Lucey recently described an approach for teasing player formation out of raw geospatial data in a paper he co-authored with other researchers from Disney Research and the California Institute of Technology, titled “Data-Driven Ghosting using Deep Imitation Learning.”
The central thesis revolves around the creation of a “ghosting” model that can accurately learn and subsequently predict how actual professional soccer players move on offense and defense. The model was based on a recurrent neural network that was trained, in an unsupervised fashion, on 17,400 soccer sequences across of 100 games. The training took several hours, according to the paper, which won second place at the MIT Sloan Sports Analytics Conference in March of this year.
The visual nature of the ghosting system could provide direct benefits to teams that invest in it. Coaches and players would be able to watch a replay of a particular play, and see how the ghosts defenders respond to their opponents attack.
“Given an attacking play by a team, how did that team defend, or how should they have defended?” Lucey says. “How should they have moved to minimize the likelihood that that team scores? This is where we get into the realm of deep neural nets and deep imitation learning. It’s very similar to what Google and Deep Mind did for AlphaGo.”
The NBA’s Toronto Raptors built a ghosting system four years ago, but the model was created manually in a rules-based manner, which took an inordinate amount of time and money. With the advent of deep neural nets, such a system can be created at a fraction of the cost of manually building it.
“For a lot of time we can come up with measure which can describe coarse behavior,” Lucey says. “But now what we’re able to do is actually synthesize what teams should have done at the tracking level.”
More Data, Please
The ghosting approach shows the potential for modeling the movement of players, and the subsequent optimization of those movements. But already, limits have been encountered.
“We are the forefront of machine learning and artificial intelligence, because we’re able to do these sorts of things. But to do it effectively, we need more data,” Lucey says. “Once you start slicing and dicing the data, you don’t have enough examples.”
There may be 20 to 30 examples of a particularly type of play with a particular group of players, but the models will need much more to be effective. “That’s where the rubber hits the road,” the Australian native says. “We’re just starting to do these very precise, specific things.”
Silicon Valley firms like Google and Facebook may get most of the glory for their AI research, but as Lucey explains, there’s a lot of fundamental research going on in the sporting world, too.
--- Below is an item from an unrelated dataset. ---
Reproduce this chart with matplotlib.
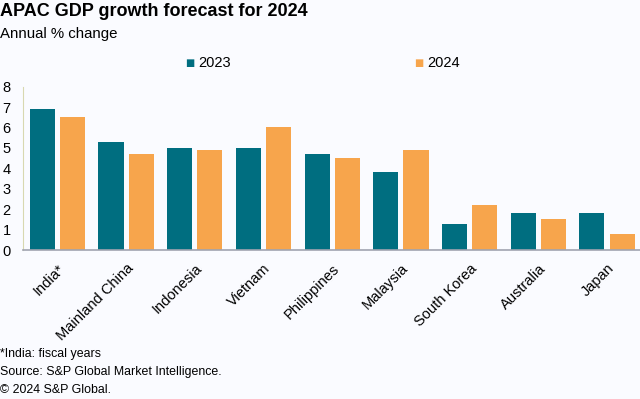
import numpy as np
import matplotlib.pyplot as plt

countries = ['India*', 'Mainland China', 'Indonesia', 'Vietnam', 'Philippines',
             'Malaysia', 'South Korea', 'Australia', 'Japan']
gdp_2023 = [6.9, 5.3, 5.0, 5.0, 4.7, 3.8, 1.3, 1.8, 1.8]
gdp_2024 = [6.5, 4.7, 4.9, 6.0, 4.5, 4.9, 2.2, 1.5, 0.8]
years = ['2023', '2024']
yticks = [0, 1, 2, 3, 4, 5, 6, 7, 8]

teal = '#006e80'
orange = '#f7a54c'
bg = '#fafbff'

fig = plt.figure(figsize=(6.4, 3.99), dpi=100, facecolor=bg)
ax = fig.add_axes([0.036, 0.373, 0.964, 0.41], facecolor=bg)

x = np.arange(len(countries))
w = 0.365
off = 0.22
ax.bar(x - off, gdp_2023, w, color=teal, label=years[0], zorder=2)
ax.bar(x + off, gdp_2024, w, color=orange, label=years[1], zorder=2)

ax.set_xlim(-0.5, 8.48)
ax.set_ylim(0, 8)
ax.set_yticks(yticks)
ax.set_yticklabels([str(t) for t in yticks], fontsize=10.5, family='Liberation Sans')
ax.tick_params(axis='y', length=0, pad=9)
ax.tick_params(axis='x', length=0, pad=8)
ax.set_xticks(x)
ax.set_xticklabels(countries, rotation=45, ha='right', rotation_mode='anchor',
                   fontsize=10.5, family='Liberation Sans')

for s in ['top', 'right']:
    ax.spines[s].set_visible(False)
ax.spines['left'].set_color('#d8d8b0')
ax.spines['bottom'].set_color('#a0a4b0')
ax.spines['bottom'].set_linewidth(1.2)

# legend as two separate entries spread apart
fig.text(190 / 640, 1 - 63 / 399, '\u25a0', color=teal, fontsize=7, va='center', ha='center')
fig.text(198 / 640, 1 - 63 / 399, years[0], fontsize=10.5, va='center', family='Liberation Sans')
fig.text(419 / 640, 1 - 63 / 399, '\u25a0', color=orange, fontsize=7, va='center', ha='center')
fig.text(427 / 640, 1 - 63 / 399, years[1], fontsize=10.5, va='center', family='Liberation Sans')

fig.text(0.0, 1 - 12 / 399, 'APAC GDP growth forecast for 2024', fontsize=13,
         fontweight='bold', va='center', family='Liberation Sans')
fig.text(0.0, 1 - 34 / 399, 'Annual % change', fontsize=10.8, va='center', family='Liberation Sans')

fig.text(0.0, 1 - 354 / 399, '*India: fiscal years', fontsize=8.9, va='center', family='Liberation Sans')
fig.text(0.0, 1 - 372 / 399, 'Source: S&P Global Market Intelligence.', fontsize=8.9, va='center',
         family='Liberation Sans')
fig.text(0.0, 1 - 390 / 399, '\u00a9 2024 S&P Global.', fontsize=8.9, va='center', family='Liberation Sans')

fig.savefig('out.png', dpi=100, facecolor=bg)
“I think some people don’t think about sports in that regard, but it’s definitely at the forefront,” he says. “Sports basically represents the most interesting data out there, I think. It’s adversarial, it’s multi-agent, it’s very fine-grained, and there’s just so much of it. I don’t think you can find a richer or more interesting data set, especially with the tracking data we have in basketball and soccer.”
A paradigm shift is underway in the field of sports analytics, and STATS hopes to be at the center of it. Recent advances in deep learning are giving coaches and professional athletes insights that previously required watching hundreds of hours of game film. With ghosting systems, teams can show players how to position themselves to maximize the potential for a positive outcome.
“The goal here is to help teams, or whoever we work with, find their winning edge,” Lucey says. “It’s correlation versus causation, but basically everybody is doing this now, and if you’re not doing it, you’re at a severe disadvantage.”